What this task involves: Beneath this task is a listing; retype all of it exactly.

▼▼▼

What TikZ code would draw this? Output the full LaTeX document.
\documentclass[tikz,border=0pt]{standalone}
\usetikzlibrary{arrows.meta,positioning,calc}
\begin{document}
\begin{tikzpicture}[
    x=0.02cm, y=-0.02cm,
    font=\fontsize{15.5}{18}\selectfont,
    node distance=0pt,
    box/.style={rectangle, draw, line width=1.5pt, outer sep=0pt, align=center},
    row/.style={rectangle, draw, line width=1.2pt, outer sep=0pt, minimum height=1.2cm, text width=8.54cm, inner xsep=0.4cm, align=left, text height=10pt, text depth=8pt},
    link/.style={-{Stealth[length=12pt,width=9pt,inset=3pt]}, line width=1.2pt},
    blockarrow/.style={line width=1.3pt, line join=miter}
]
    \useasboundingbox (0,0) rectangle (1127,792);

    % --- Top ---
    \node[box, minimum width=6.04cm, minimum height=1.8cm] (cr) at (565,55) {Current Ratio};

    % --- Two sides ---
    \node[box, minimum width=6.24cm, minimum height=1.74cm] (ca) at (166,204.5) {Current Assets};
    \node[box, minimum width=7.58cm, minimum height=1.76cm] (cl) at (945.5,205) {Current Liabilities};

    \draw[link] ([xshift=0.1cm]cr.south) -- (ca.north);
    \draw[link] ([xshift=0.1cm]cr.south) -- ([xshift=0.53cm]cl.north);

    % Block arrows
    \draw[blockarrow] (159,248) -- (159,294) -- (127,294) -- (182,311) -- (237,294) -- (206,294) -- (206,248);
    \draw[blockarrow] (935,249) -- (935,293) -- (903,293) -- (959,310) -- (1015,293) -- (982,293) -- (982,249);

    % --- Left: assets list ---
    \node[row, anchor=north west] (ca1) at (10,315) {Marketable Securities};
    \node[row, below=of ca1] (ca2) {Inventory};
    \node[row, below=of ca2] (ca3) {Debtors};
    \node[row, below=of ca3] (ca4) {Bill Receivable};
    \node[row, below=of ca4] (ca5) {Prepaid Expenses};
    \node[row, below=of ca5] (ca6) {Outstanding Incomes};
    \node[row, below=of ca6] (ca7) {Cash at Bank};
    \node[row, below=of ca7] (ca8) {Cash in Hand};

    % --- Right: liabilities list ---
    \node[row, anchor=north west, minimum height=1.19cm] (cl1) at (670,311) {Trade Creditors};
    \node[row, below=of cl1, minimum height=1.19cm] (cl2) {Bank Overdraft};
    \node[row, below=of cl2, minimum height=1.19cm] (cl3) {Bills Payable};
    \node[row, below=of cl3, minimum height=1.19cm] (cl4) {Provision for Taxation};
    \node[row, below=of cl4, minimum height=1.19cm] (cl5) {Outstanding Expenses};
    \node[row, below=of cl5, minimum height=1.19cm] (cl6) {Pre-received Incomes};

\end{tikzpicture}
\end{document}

▲▲▲

Solution to this exercise:
What TikZ code would draw this? Output the full LaTeX document.
\documentclass[tikz,border=0pt]{standalone}
\usetikzlibrary{arrows.meta,positioning,calc}
\begin{document}
\begin{tikzpicture}[
    x=0.02cm, y=-0.02cm,
    font=\fontsize{15.5}{18}\selectfont,
    node distance=0pt,
    box/.style={rectangle, draw, line width=1.5pt, outer sep=0pt, align=center},
    row/.style={rectangle, draw, line width=1.2pt, outer sep=0pt, minimum height=1.2cm, text width=8.54cm, inner xsep=0.4cm, align=left, text height=10pt, text depth=8pt},
    link/.style={-{Stealth[length=12pt,width=9pt,inset=3pt]}, line width=1.2pt},
    blockarrow/.style={line width=1.3pt, line join=miter}
]
    \useasboundingbox (0,0) rectangle (1127,792);

    % --- Top ---
    \node[box, minimum width=6.04cm, minimum height=1.8cm] (cr) at (565,55) {Current Ratio};

    % --- Two sides ---
    \node[box, minimum width=6.24cm, minimum height=1.74cm] (ca) at (166,204.5) {Current Assets};
    \node[box, minimum width=7.58cm, minimum height=1.76cm] (cl) at (945.5,205) {Current Liabilities};

    \draw[link] ([xshift=0.1cm]cr.south) -- (ca.north);
    \draw[link] ([xshift=0.1cm]cr.south) -- ([xshift=0.53cm]cl.north);

    % Block arrows
    \draw[blockarrow] (159,248) -- (159,294) -- (127,294) -- (182,311) -- (237,294) -- (206,294) -- (206,248);
    \draw[blockarrow] (935,249) -- (935,293) -- (903,293) -- (959,310) -- (1015,293) -- (982,293) -- (982,249);

    % --- Left: assets list ---
    \node[row, anchor=north west] (ca1) at (10,315) {Marketable Securities};
    \node[row, below=of ca1] (ca2) {Inventory};
    \node[row, below=of ca2] (ca3) {Debtors};
    \node[row, below=of ca3] (ca4) {Bill Receivable};
    \node[row, below=of ca4] (ca5) {Prepaid Expenses};
    \node[row, below=of ca5] (ca6) {Outstanding Incomes};
    \node[row, below=of ca6] (ca7) {Cash at Bank};
    \node[row, below=of ca7] (ca8) {Cash in Hand};

    % --- Right: liabilities list ---
    \node[row, anchor=north west, minimum height=1.19cm] (cl1) at (670,311) {Trade Creditors};
    \node[row, below=of cl1, minimum height=1.19cm] (cl2) {Bank Overdraft};
    \node[row, below=of cl2, minimum height=1.19cm] (cl3) {Bills Payable};
    \node[row, below=of cl3, minimum height=1.19cm] (cl4) {Provision for Taxation};
    \node[row, below=of cl4, minimum height=1.19cm] (cl5) {Outstanding Expenses};
    \node[row, below=of cl5, minimum height=1.19cm] (cl6) {Pre-received Incomes};

\end{tikzpicture}
\end{document}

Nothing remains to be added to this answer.